We used an Agilent N5227A PNA network analyzer, a set of WR-5.1 140–220 GHz expanders, and a pair of WR-5.1 horn antennas to characterize the coupling performance of the device. After the calibration, the horn antennas were connected to hollow metallic waveguide ports. Then, we used the four-axis alignment stage to adjust the coupling angle and the distance between horn antennas and gratings. The connected waveguide is 6 cm long, and the transmission loss of the waveguide in the TM mode was about 0.054 dB/cm^[21]. Therefore, the loss of the connected waveguide is negligible. Notably, the loss of two antennas should be taken into consideration because it could reach about 9 dB. Under this situation, we normalized the test results, and the measured normalized coupling efficiency of the device using couplers with the lens is shown in Fig. 4(d) by the red curve. It is observed that the maximal transmission reaches $-10\mathrm{dB}$. The coupling efficiency of one coupler proposed in this paper is around $-5\mathrm{dB}$. Compared with the simulation results, the center frequency is shifted to 194 GHz, and the 3 dB bandwidth is reduced to 2.5 GHz. We also measured the coupling efficiency of the coupler without a lens, as shown in Fig. 4(d) by the blue curve. Due to the long spot-size converter and connected waveguide, the maximal coupling efficiency of this coupler could only reach $-6.5\mathrm{dB}$. The results indicate that our device is extremely compact and has a lower loss. The coupling efficiency of our coupler is close to that of the uniform grating devices in optical bands^[31], and special designs can be used to improve the coupling efficiency in the future^[32]. Table 1 lists the comparison of our device with various reported THz couplers including inverse-taper waveguides, Luneburg lenses, and directly coupled couplers. The main advantage of our work is that it provides an out-of-plane coupling in the THz band.
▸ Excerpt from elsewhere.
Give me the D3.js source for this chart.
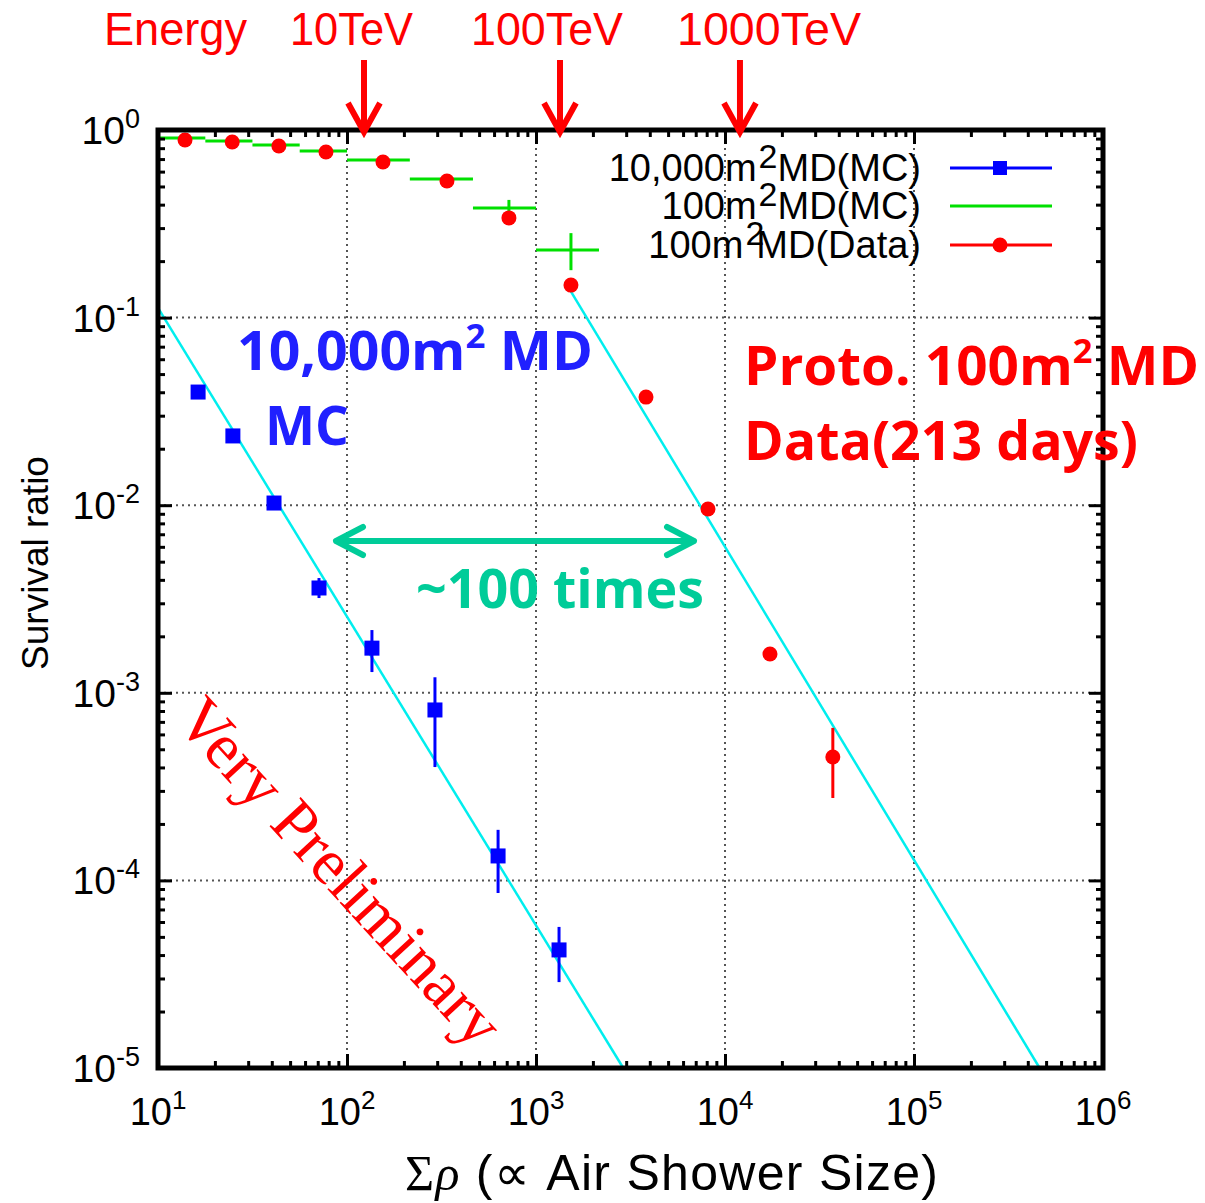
<!DOCTYPE html>
<html>
<head>
<meta charset="utf-8">
<script src="https://d3js.org/d3.v7.min.js"></script>
<style>
body { margin: 0; background: #fff; }
</style>
</head>
<body>
<div id="chart"></div>
<script>

// 10,000m2 MD (MC) : blue squares
var md10kX     = [16.3, 24.9, 41.1, 71.1, 135.5, 292, 630, 1324];
var md10kY     = [0.0401, 0.0234, 0.01027, 0.00362, 0.00173, 0.00081, 0.000135, 0.0000426];
var md10kErrLo = [0.0401, 0.0234, 0.01027, 0.0032, 0.00129, 0.000402, 0.0000857, 0.0000287];
var md10kErrHi = [0.0401, 0.0234, 0.01027, 0.00409, 0.00216, 0.00121, 0.000186, 0.0000565];

// 100m2 MD (MC) : green bins
var md100mcX     = [13.9, 24.7, 43.6, 77.4, 155, 338, 719, 1531];
var md100mcLo    = [10, 17.8, 31.6, 56.2, 100, 215, 464, 1000];
var md100mcHi    = [17.8, 31.6, 56.2, 100, 215, 464, 1000, 2154];
var md100mcY     = [0.906, 0.874, 0.832, 0.773, 0.692, 0.548, 0.384, 0.229];
var md100mcErrLo = [0.906, 0.874, 0.832, 0.773, 0.692, 0.548, 0.352, 0.179];
var md100mcErrHi = [0.906, 0.874, 0.832, 0.773, 0.692, 0.548, 0.424, 0.282];

// 100m2 MD (Data) : red dots
var md100dX     = [13.9, 24.7, 43.6, 77.4, 155, 338, 719, 1531, 3820, 8128, 17300, 37200];
var md100dY     = [0.885, 0.863, 0.822, 0.764, 0.675, 0.535, 0.340, 0.149, 0.0377, 0.00955, 0.00161, 0.000455];
var md100dErrLo = [0.885, 0.863, 0.822, 0.764, 0.675, 0.535, 0.340, 0.149, 0.0377, 0.00955, 0.00150, 0.000275];
var md100dErrHi = [0.885, 0.863, 0.822, 0.764, 0.675, 0.535, 0.340, 0.149, 0.0377, 0.00955, 0.00161, 0.00065];

// power-law fits (cyan): value at pivot, index, start
var fitPivot = [10, 10000];
var fitNorm  = [0.1127, 0.0060];
var fitIndex = [-1.646, -1.669];
var fitStart = [10, 1460];

// energy markers on top
var energyLabels = ["10TeV", "100TeV", "1000TeV"];
var energySumRho = [123, 1340, 12000];

var xTickExps = [1, 2, 3, 4, 5, 6];
var yTickExps = [0, -1, -2, -3, -4, -5];

var legendLabels = [
  ["10,000m", "2", "MD(MC)"],
  ["100m", "2", "MD(MC)"],
  ["100m", "2", "MD(Data)"]
];

var margin = {top: 130, right: 102, bottom: 135, left: 158},
    width = 1205 - margin.left - margin.right,
    height = 1203 - margin.top - margin.bottom;

var svg = d3.select("#chart")
  .append("svg")
    .attr("width", 1205)
    .attr("height", 1203)
    .style("font-family", "'Liberation Sans', Arial, sans-serif");

svg.append("rect").attr("width", 1205).attr("height", 1203).attr("fill", "#fff");

var g = svg.append("g")
    .attr("transform", "translate(" + margin.left + "," + margin.top + ")");

var x = d3.scaleLog().domain([10, 1e6]).range([0, width]);
var y = d3.scaleLog().domain([1e-5, 1]).range([height, 0]);

var majorX = xTickExps.map(function(e) { return Math.pow(10, e); });
var majorY = yTickExps.map(function(e) { return Math.pow(10, e); });
var minorX = [], minorY = [];
for (var d = 1; d < 6; d++) for (var k = 2; k < 10; k++) minorX.push(k * Math.pow(10, d));
for (var d = -5; d < 0; d++) for (var k = 2; k < 10; k++) minorY.push(k * Math.pow(10, d));

// grid
g.selectAll(".gx").data(majorX.slice(1, -1)).enter().append("line")
  .attr("x1", function(d) { return x(d); }).attr("x2", function(d) { return x(d); })
  .attr("y1", 0).attr("y2", height)
  .attr("stroke", "#555").attr("stroke-width", 2).attr("stroke-dasharray", "2,4");
g.selectAll(".gy").data(majorY.slice(1, -1)).enter().append("line")
  .attr("y1", function(d) { return y(d); }).attr("y2", function(d) { return y(d); })
  .attr("x1", 0).attr("x2", width)
  .attr("stroke", "#555").attr("stroke-width", 2).attr("stroke-dasharray", "2,4");

// fit lines
var fitLine = d3.line().x(function(p) { return x(p[0]); }).y(function(p) { return y(p[1]); });
fitNorm.forEach(function(n, i) {
  var law = function(v) { return n * Math.pow(v / fitPivot[i], fitIndex[i]); };
  var xEnd = fitPivot[i] * Math.pow(1e-5 / n, 1 / fitIndex[i]);
  g.append("path")
    .attr("d", fitLine([[fitStart[i], law(fitStart[i])], [xEnd, 1e-5]]))
    .attr("fill", "none").attr("stroke", "#00eeee").attr("stroke-width", 2.5);
});

// green MC bins
var green = "#00e000";
md100mcX.forEach(function(v, i) {
  g.append("line")
    .attr("x1", x(md100mcLo[i])).attr("x2", x(md100mcHi[i]))
    .attr("y1", y(md100mcY[i])).attr("y2", y(md100mcY[i]))
    .attr("stroke", green).attr("stroke-width", 3);
  if (md100mcErrHi[i] > md100mcErrLo[i]) {
    g.append("line")
      .attr("x1", x(v)).attr("x2", x(v))
      .attr("y1", y(md100mcErrLo[i])).attr("y2", y(md100mcErrHi[i]))
      .attr("stroke", green).attr("stroke-width", 3);
  }
});

// blue squares
g.selectAll(".be").data(md10kX).enter().append("line")
  .attr("x1", function(d) { return x(d); }).attr("x2", function(d) { return x(d); })
  .attr("y1", function(d, i) { return y(md10kErrLo[i]); })
  .attr("y2", function(d, i) { return y(md10kErrHi[i]); })
  .attr("stroke", "#0000ff").attr("stroke-width", 3);
g.selectAll(".bs").data(md10kX).enter().append("rect")
  .attr("x", function(d) { return x(d) - 7.5; })
  .attr("y", function(d, i) { return y(md10kY[i]) - 7.5; })
  .attr("width", 15).attr("height", 15)
  .attr("fill", "#0000ff");

// red dots
g.selectAll(".re").data(md100dX).enter().append("line")
  .attr("x1", function(d) { return x(d); }).attr("x2", function(d) { return x(d); })
  .attr("y1", function(d, i) { return y(md100dErrLo[i]); })
  .attr("y2", function(d, i) { return y(md100dErrHi[i]); })
  .attr("stroke", "#ff0000").attr("stroke-width", 3);
g.selectAll(".rd").data(md100dX).enter().append("circle")
  .attr("cx", function(d) { return x(d); })
  .attr("cy", function(d, i) { return y(md100dY[i]); })
  .attr("r", 7.5)
  .attr("fill", "#ff0000");

// frame and ticks
function ticks(axis, tr) {
  var a = g.append("g").attr("transform", tr).call(axis);
  a.select(".domain").remove();
  a.selectAll(".tick line").attr("stroke", "#000").attr("stroke-width", 3);
}
var big = 14, small = 7;
ticks(d3.axisBottom(x).tickValues(majorX).tickSize(-big).tickFormat(""), "translate(0," + height + ")");
ticks(d3.axisBottom(x).tickValues(minorX).tickSize(-small).tickFormat(""), "translate(0," + height + ")");
ticks(d3.axisTop(x).tickValues(majorX).tickSize(-big).tickFormat(""), "translate(0,0)");
ticks(d3.axisTop(x).tickValues(minorX).tickSize(-small).tickFormat(""), "translate(0,0)");
ticks(d3.axisLeft(y).tickValues(majorY).tickSize(-big).tickFormat(""), "translate(0,0)");
ticks(d3.axisLeft(y).tickValues(minorY).tickSize(-small).tickFormat(""), "translate(0,0)");
ticks(d3.axisRight(y).tickValues(majorY).tickSize(-big).tickFormat(""), "translate(" + width + ",0)");
ticks(d3.axisRight(y).tickValues(minorY).tickSize(-small).tickFormat(""), "translate(" + width + ",0)");

g.append("rect").attr("width", width).attr("height", height)
  .attr("fill", "none").attr("stroke", "#000").attr("stroke-width", 5);

// tick labels
var xl = g.selectAll(".xl").data(xTickExps).enter().append("text")
  .attr("x", function(d) { return x(Math.pow(10, d)); })
  .attr("y", height + 57)
  .attr("text-anchor", "middle")
  .style("font-size", "38px");
xl.append("tspan").text("10");
xl.append("tspan").attr("dy", -16).style("font-size", "26px").text(function(d) { return d; });

var yl = g.selectAll(".yl").data(yTickExps).enter().append("text")
  .attr("x", -18)
  .attr("y", function(d) { return y(Math.pow(10, d)) + 14; })
  .attr("text-anchor", "end")
  .style("font-size", "39px");
yl.append("tspan").text("10");
yl.append("tspan").attr("dy", -16).style("font-size", "27px").text(function(d) { return d; });

// axis titles
svg.append("text")
  .attr("transform", "translate(48,563) rotate(-90)")
  .attr("text-anchor", "middle")
  .style("font-size", "37px")
  .text("Survival ratio");

var xt = svg.append("text")
  .attr("x", 405).attr("y", 1190)
  .attr("textLength", 533)
  .style("font-size", "50px");
xt.append("tspan").style("font-family", "'Liberation Serif', serif").text("\u03A3");
xt.append("tspan").style("font-family", "'Liberation Serif', serif").style("font-style", "italic").text("\u03C1");
xt.append("tspan").text(" (");
xt.append("tspan").style("font-family", "'Liberation Serif', serif").text("\u221D");
xt.append("tspan").text(" Air Shower Size)");

// legend
var legendColors = ["#0000ff", green, "#ff0000"];
var legendBase = [181, 219, 258];
var legendAfterSup = [0, 0, -8];
legendLabels.forEach(function(lab, i) {
  var t = svg.append("text")
    .attr("x", 921).attr("y", legendBase[i])
    .attr("text-anchor", "end")
    .style("font-size", "38px");
  t.append("tspan").text(lab[0]);
  t.append("tspan").attr("dy", -13).attr("dx", 2).style("font-size", "34px").text(lab[1]);
  t.append("tspan").attr("dy", 13).attr("dx", legendAfterSup[i]).text(lab[2]);
  var ly = legendBase[i] - 13;
  svg.append("line").attr("x1", 950).attr("x2", 1052).attr("y1", ly).attr("y2", ly)
    .attr("stroke", legendColors[i]).attr("stroke-width", 3);
});
svg.append("rect").attr("x", 993).attr("y", 168 - 7).attr("width", 14).attr("height", 14).attr("fill", "#0000ff");
svg.append("circle").attr("cx", 1000).attr("cy", 245).attr("r", 7.5).attr("fill", "#ff0000");

// energy markers
svg.append("text").attr("x", 104).attr("y", 45)
  .attr("textLength", 143).attr("lengthAdjust", "spacingAndGlyphs")
  .attr("fill", "#ff0000").style("font-size", "46px").text("Energy");
var energyTextX = [290, 471, 677], energyTextW = [123, 152, 184];
energyLabels.forEach(function(lab, i) {
  svg.append("text").attr("x", energyTextX[i]).attr("y", 45)
    .attr("textLength", energyTextW[i]).attr("lengthAdjust", "spacingAndGlyphs")
    .attr("fill", "#ff0000").style("font-size", "46px").text(lab);
  var ax = margin.left + x(energySumRho[i]);
  svg.append("line").attr("x1", ax).attr("x2", ax).attr("y1", 60).attr("y2", 128)
    .attr("stroke", "#ff0000").attr("stroke-width", 6);
  svg.append("path")
    .attr("d", "M" + (ax - 16) + ",103L" + ax + ",132L" + (ax + 16) + ",103")
    .attr("fill", "none").attr("stroke", "#ff0000").attr("stroke-width", 6);
});

// annotations
function boldText(tx, ty, w, color, parts) {
  var t = svg.append("text").attr("x", tx).attr("y", ty)
    .attr("textLength", w).attr("lengthAdjust", "spacingAndGlyphs")
    .attr("fill", color)
    .style("font-family", "'Open Sans', sans-serif").style("font-weight", 700)
    .style("font-size", "54px");
  parts.forEach(function(p) {
    var s = t.append("tspan").text(p[0]);
    if (p[1]) s.attr("dy", p[1]);
    if (p[2]) s.style("font-size", p[2]);
  });
}
boldText(237, 370, 356, "#2020ff", [["10,000m"], ["2", -22, "34px"], [" MD", 22]]);
boldText(265, 445, 84, "#2020ff", [["MC"]]);
boldText(744, 385, 455, "#ff0000", [["Proto. 100m"], ["2", -22, "34px"], [" MD", 22]]);
boldText(744, 460, 394, "#ff0000", [["Data(213 days)"]]);
boldText(416, 608, 288, "#00cc99", [["~100 times"]]);

// double arrow
var teal = "#00cc99";
svg.append("line").attr("x1", 337).attr("x2", 693).attr("y1", 541).attr("y2", 541)
  .attr("stroke", teal).attr("stroke-width", 6).attr("stroke-linecap", "round");
svg.append("path").attr("d", "M363,527L336,541L363,555")
  .attr("fill", "none").attr("stroke", teal).attr("stroke-width", 6)
  .attr("stroke-linecap", "round").attr("stroke-linejoin", "round");
svg.append("path").attr("d", "M667,527L694,541L667,555")
  .attr("fill", "none").attr("stroke", teal).attr("stroke-width", 6)
  .attr("stroke-linecap", "round").attr("stroke-linejoin", "round");

svg.append("text")
  .attr("transform", "translate(174,722) rotate(47.5)")
  .attr("fill", "#ff0000")
  .style("font-family", "'Liberation Serif', 'Times New Roman', serif")
  .style("font-size", "65px")
  .text("Very Preliminary");

</script>
</body>
</html>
Finally, we demonstrated the fan-beam steering application of the grating. The illustration of the beam steering application has been shown in Fig. 1(c). According to Eq. (1), the angle of the diffraction light beam ($\theta$) will increase with the frequency. Numerical simulation results show that within the frequency range of 170–220 GHz, the steering range of the near-field beam can reach $\sim 40°$ in the $\theta$ direction, as shown in Fig. 5(a). Figure 5(b) shows the experimental setup. The THz wave is coupled end-to-end into the ridge-shaped silicon waveguide, and a rectangular waveguide probe is used as a receiver to obtain the electric field distribution of the beam radiated from the grating. The distance between the probe and the grating is 5 mm, and the x–y plane scan range is $2\mathrm{cm}\times 2\mathrm{cm}$, which resulted in $39\times 39$ pixels. As shown in Fig. 5(c), the experimental fan-beam steering range is around 40° in the frequency range of 170–220 GHz. We show the normalized beam profiles of the electric field distributions of 180 GHz, 190 GHz, and 200 GHz in Figs. 5(d), 5(e), and 5(f), respectively. It can be seen that the electric field is mainly distributed at $y=1.2\mathrm{cm}$, i.e., right in the middle of the grating. The radiated beam moves to the right along the $x$ axis as the frequency increases, i.e., the steering angle increases. Note that the electric field steering distribution in Fig. 5(c) was extracted from the electric field of each beam of a different frequency at $y=1.2\mathrm{cm}$. Thus, THz beam steering application could be obtained using the device.

In this paper, we proposed and demonstrated a THz out-of-plane coupler with a compact spot-size converter. The total length of the device is 2.9 cm, which is much shorter than the coupler with a traditional spot-size converter. Experimental results show that the coupling efficiency is $\sim 5\mathrm{dB}$ at 194 GHz, and the beam steering range is about 40° from 170 GHz to 220 GHz. Therefore, the devices provide out-of-plane coupling and fan-beam steering of THz dielectric chips. We believe that the proposed structure will contribute to the development of THz integrated devices, especially silicon-based devices.